We’ve got this tremendous resource in timber, and we desperately need more markets to be able to utilize the timber that’s out there and keep forests healthy. I say this over and over, that the forest needs industry way more than industry needs the forest right now.

I’ve been told you spend time in the forest when you go back home, not just go home to relax and get away from Washington D.C.

I like to get out and see the things in my district. If I am ‘relaxing,’ I’m usually in the forest or out on the lake, enjoying the beautiful nature and scenery that we’ve got in Arkansas. But there’s so much to see and so much to learn and so much opportunity. I want to be an ambassador for what we’ve got in Arkansas, and the more I can learn about what we’ve got, the more I can tell other people about it.

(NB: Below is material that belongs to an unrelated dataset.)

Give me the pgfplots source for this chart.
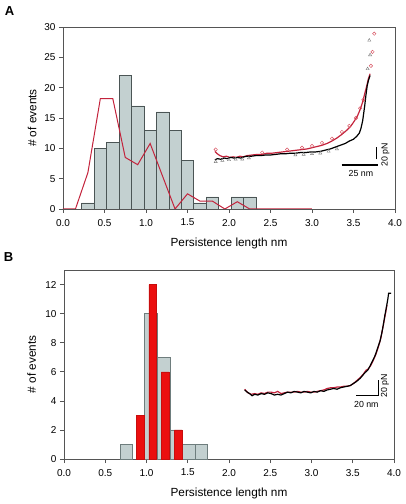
\documentclass[border=0pt]{standalone}
\usepackage{fontspec}
\setmainfont{Liberation Sans}
\usepackage{pgfplots}
\pgfplotsset{compat=1.18}
\definecolor{barfill}{RGB}{195,208,208}
\definecolor{baredge}{RGB}{75,85,85}
\definecolor{baredgeB}{RGB}{110,125,125}
\definecolor{linered}{RGB}{195,35,60}
\definecolor{barred}{RGB}{235,15,15}
\definecolor{framegray}{RGB}{85,85,85}
\definecolor{mkred}{RGB}{215,80,95}
\pgfplotsset{every axis/.append style={
  scale only axis, xmin=0, xmax=4,
  xtick={0,0.5,1,1.5,2,2.5,3,3.5,4},
  tick align=outside, xtick pos=bottom, ytick pos=left,
  major tick length=4pt,
  axis line style={framegray, line width=0.6pt},
  tick style={framegray, line width=0.6pt},
  tick label style={font=\fontsize{10}{12}\selectfont},
  label style={font=\fontsize{11.8}{14}\selectfont},
  xticklabel style={yshift=-2.5pt, /pgf/number format/.cd, fixed, fixed zerofill, precision=1},
  /pgf/number format/assume math mode=true,
  xlabel={Persistence length nm}, ylabel={\# of events},
}}
\begin{document}
\begin{tikzpicture}
\useasboundingbox (0pt,0pt) rectangle (406pt,504pt);
% ---------------- Panel A ----------------
\begin{axis}[at={(63pt,295pt)}, anchor=south west, width=332pt, height=182pt,
  ymin=0, ymax=30, ytick={0,5,10,15,20,25,30},
  xlabel style={at={(axis description cs:0.5,-0.187)}, anchor=center},
  ylabel style={at={(axis description cs:-0.093,0.5)}, anchor=center}]
\addplot[ybar, bar width=0.15, bar shift=0, fill=barfill, draw=baredge, line width=0.6pt]
  coordinates {(0.3,1) (0.45,10) (0.6,11) (0.75,22) (0.9,17) (1.05,13) (1.2,16)
  (1.35,13) (1.5,8) (1.65,1) (1.8,2) (2.1,2) (2.25,2)};
\addplot[linered, line width=1pt, mark=none]
  coordinates {(0,0) (0.15,0) (0.3,6) (0.45,18.2) (0.6,18.2) (0.75,8.5) (0.9,7.3)
  (1.05,10.8) (1.35,0) (1.5,2.5) (1.65,1.3) (1.8,1.3) (1.95,0) (2.1,1.2) (2.25,0)
  (2.4,0) (2.55,0) (2.7,0) (2.85,0) (3.0,0)};
% inset traces
\addplot[mkred, only marks, mark=o, mark size=1.7pt, line width=0.45pt]
  coordinates {(1.84,9.8) (2.40,9.3) (2.70,9.8) (2.88,10.1) (3.00,10.4) (3.12,10.9)
  (3.24,11.6) (3.36,12.7) (3.45,13.7) (3.53,15.0) (3.58,16.6) (3.62,18.0)
  (3.71,23.6) (3.73,25.9) (3.75,28.9)};
\addplot[gray, only marks, mark=triangle, mark size=1.8pt, line width=0.45pt]
  coordinates {(1.84,7.8) (1.92,8.0) (2.00,8.1) (2.08,8.2) (2.16,8.2) (2.24,8.4)
  (2.80,8.9) (2.90,9.0) (3.00,9.1) (3.10,9.2) (3.20,9.5) (3.30,9.9)
  (3.67,23.1) (3.70,25.4) (3.69,27.8)};
\addplot[linered, line width=1.2pt, mark=none]
  coordinates {(1.83,9.5) (1.86,9.1) (1.89,8.8) (1.93,8.6) (1.97,8.7) (2.01,8.5)
  (2.05,8.6) (2.09,8.5) (2.13,8.7) (2.17,8.6) (2.22,8.8) (2.28,8.9) (2.34,9.0)
  (2.40,9.0) (2.46,9.2) (2.52,9.2) (2.58,9.3) (2.64,9.4) (2.70,9.5) (2.76,9.6)
  (2.82,9.7) (2.88,9.8) (2.94,9.9) (3.00,10.1) (3.06,10.3) (3.12,10.5) (3.18,10.8)
  (3.24,11.2) (3.30,11.7) (3.36,12.3) (3.42,13.0) (3.47,13.7) (3.51,14.5)
  (3.55,15.4) (3.58,16.4) (3.61,17.6) (3.635,19.0) (3.66,20.3) (3.68,21.5) (3.70,22.3)};
\addplot[black, line width=1.2pt, mark=none]
  coordinates {(1.83,8.1) (1.86,8.3) (1.90,8.2) (1.94,8.4) (1.98,8.3) (2.02,8.5)
  (2.06,8.4) (2.10,8.5) (2.14,8.4) (2.18,8.6) (2.22,8.7) (2.27,8.7) (2.32,8.8)
  (2.38,8.8) (2.44,8.9) (2.50,8.9) (2.56,9.0) (2.62,9.1) (2.68,9.1) (2.74,9.2)
  (2.80,9.2) (2.86,9.3) (2.92,9.3) (2.98,9.4) (3.04,9.4) (3.10,9.5) (3.16,9.7)
  (3.22,9.9) (3.28,10.2) (3.34,10.5) (3.40,10.8) (3.45,11.2) (3.50,11.5)
  (3.54,12.0) (3.57,12.5) (3.59,13.3) (3.61,14.5) (3.62,15.5) (3.635,17.0)
  (3.65,18.8) (3.665,20.3) (3.68,21.2) (3.70,22.0)};
% scale bars
\addplot[black, line width=1.3pt, mark=none] coordinates {(3.78,8.2) (3.78,10.3)};
\addplot[black, line width=1.3pt, mark=none] coordinates {(3.358,7.25) (3.79,7.25)};
\node[font=\fontsize{8.8}{10}\selectfont] at (axis cs:3.59,5.8) {25 nm};
\node[font=\fontsize{8.8}{10}\selectfont, rotate=90] at (axis cs:3.885,8.9) {20 pN};
\end{axis}
% ---------------- Panel B ----------------
\begin{axis}[at={(64pt,45pt)}, anchor=south west, width=330pt, height=189pt,
  ymin=0, ymax=13, ytick={0,2,4,6,8,10,12},
  xlabel style={at={(axis description cs:0.5,-0.18)}, anchor=center},
  ylabel style={at={(axis description cs:-0.098,0.5)}, anchor=center}]
\addplot[ybar, bar width=0.152, bar shift=0, fill=barfill, draw=baredgeB, line width=0.6pt]
  coordinates {(0.757,1) (1.055,10) (1.207,7) (1.359,2) (1.511,1) (1.663,1)};
\addplot[ybar, bar width=0.09, bar shift=0, fill=barred, draw=barred!85!black, line width=0.3pt]
  coordinates {(0.925,3) (1.075,12) (1.225,6) (1.383,2)};
\addplot[linered, line width=1.2pt, mark=none]
  coordinates {(2.19,4.8) (2.23,4.55) (2.27,4.45) (2.31,4.5) (2.35,4.45) (2.39,4.55)
  (2.43,4.5) (2.47,4.6) (2.51,4.6) (2.55,4.55) (2.59,4.65) (2.63,4.5) (2.67,4.55)
  (2.71,4.6) (2.75,4.6) (2.79,4.6) (2.83,4.65) (2.87,4.6) (2.91,4.6) (2.95,4.65)
  (2.99,4.6) (3.03,4.6) (3.07,4.65) (3.11,4.7) (3.15,4.75) (3.19,4.85) (3.23,4.9)
  (3.27,4.9) (3.31,4.95) (3.35,4.95) (3.39,5.0) (3.43,5.0) (3.47,5.05) (3.51,5.2)
  (3.55,5.4) (3.59,5.6) (3.63,5.85) (3.66,6.1) (3.69,6.2) (3.72,6.45) (3.75,6.8)
  (3.78,7.2) (3.81,7.7) (3.84,8.3) (3.86,8.9) (3.88,9.5) (3.90,10.1) (3.915,10.6)};
\addplot[black, line width=1.2pt, mark=none]
  coordinates {(2.19,4.75) (2.22,4.6) (2.25,4.5) (2.28,4.35) (2.31,4.45) (2.35,4.4)
  (2.39,4.5) (2.43,4.45) (2.47,4.55) (2.51,4.5) (2.55,4.4) (2.59,4.45) (2.63,4.4)
  (2.67,4.5) (2.71,4.6) (2.75,4.55) (2.79,4.65) (2.83,4.6) (2.87,4.55) (2.91,4.65)
  (2.95,4.6) (2.99,4.55) (3.03,4.65) (3.07,4.6) (3.11,4.7) (3.15,4.65) (3.19,4.75)
  (3.23,4.8) (3.27,4.85) (3.31,4.8) (3.35,4.9) (3.39,4.95) (3.43,5.0) (3.47,5.05)
  (3.51,5.2) (3.55,5.35) (3.59,5.55) (3.62,5.75) (3.65,5.95) (3.68,6.1) (3.71,6.4)
  (3.74,6.75) (3.77,7.1) (3.80,7.6) (3.83,8.1) (3.85,8.6) (3.87,9.2) (3.89,9.9)
  (3.91,10.5) (3.925,11.0) (3.935,11.4) (3.965,11.4)};
% scale bars
\addplot[black, line width=1.3pt, mark=none] coordinates {(3.54,4.35) (3.81,4.35) (3.81,5.45)};
\node[font=\fontsize{8.8}{10}\selectfont] at (axis cs:3.665,3.78) {20 nm};
\node[font=\fontsize{8.8}{10}\selectfont, rotate=90] at (axis cs:3.89,5.05) {20 pN};
\end{axis}
\node[font=\fontsize{13}{15}\selectfont\bfseries] at (9.5pt,493pt) {A};
\node[font=\fontsize{13}{15}\selectfont\bfseries] at (8.5pt,246.5pt) {B};
\end{tikzpicture}
\end{document}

You’ve argued for the need to expedite NEPA as a way to get some management on our public forest so we can start to make an impact.

NEPA with good intentions has often been misused by people who don’t want to see any kind of management on the forest. I could make a case that if you’re using scientific management practices on a forest, you’re exceeding all of the goals that NEPA is trying to achieve in the first place, because when you’re using the science of forestry management you’re concerned about water, you’re concerned about soils, you’re concerned about endangered species and other wildlife. The key to that is having a healthy, thriving forest. With all the good intentions of NEPA, it often gets weaponized and used in ways it shouldn’t be used. I would like to see us be able to streamline that process and still be able to check all the boxes off, but not have it as a tool to hold stuff up in court. But I think the proof is in the pudding. You can look at forests that are managed with no NEPA regulations whatsoever, and they are healthier than the federal lands that fall under all these NEPA regulations. I think people who want to use NEPA as a tool to stop management on the national forests should have to explain how NEPA is really helping these federal lands.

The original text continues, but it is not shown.